Claro que García Márquez sigue vivo. Su imaginación y su poesía, que son la savia de sus libros, lo han trascendido entre millones de lectores de todos los idiomas cultos de la tierra. Cuando afirmo esto no quiero decir sólo que García Márquez, como otros grandes escritores, haya sido leído por millones de hombres y mujeres; estoy afirmando algo más, que es constatable: que el creador de Macondo, como muy pocos escritores, se ha convertido en emoción, en pensamiento, en respiración y aun en comportamiento de millones de hombres y mujeres del mundo entero. En los diez o doce países que he visitado en los últimos años, he visto de todo entre la feligresía garciamarquiana.

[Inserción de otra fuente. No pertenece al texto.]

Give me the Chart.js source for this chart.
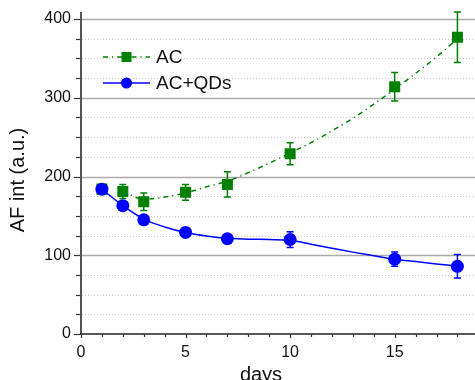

En Sofía, por ejemplo, di una conferencia ante unos ochenta estudiantes de español y literatura hispanoamericana, y muchos de ellos habían aprendido nuestra lengua impulsados por su amor a la obra de Gabo. De pronto, una joven de veinte años se me acercó y me contó en un español sin acento lo que había sido su vida desde que escuchó las primeras historias del escritor. Me dijo que siendo apenas una niña su padre le había leído en búlgaro Cien años de soledad, y este libro la impresionó tanto que se dedicó a estudiar español para leerlo en su idioma original; entonces no sólo lo había conseguido, pudiendo recitar capítulos enteros de la novela, sino que ya había leído toda la obra de García Márquez en español. En su vida no podía concebir un héroe mayor.
En Mielec, una pequeña ciudad polaca de setenta mil habitantes, di una conferencia en un salón de actos repleto, y lo que más me conmovió no fue sólo la devoción y gratitud con que la gente escuchó lo que les conté de la vida y obra de García Márquez, sino que al final se acercaron muchos lectores para que yo, un simple biógrafo, les firmara los libros del maestro.
Creo que no hay otra manera más perdurable de estar vivo que el ecumenismo literario y humano que han propiciado los libros de García Márquez.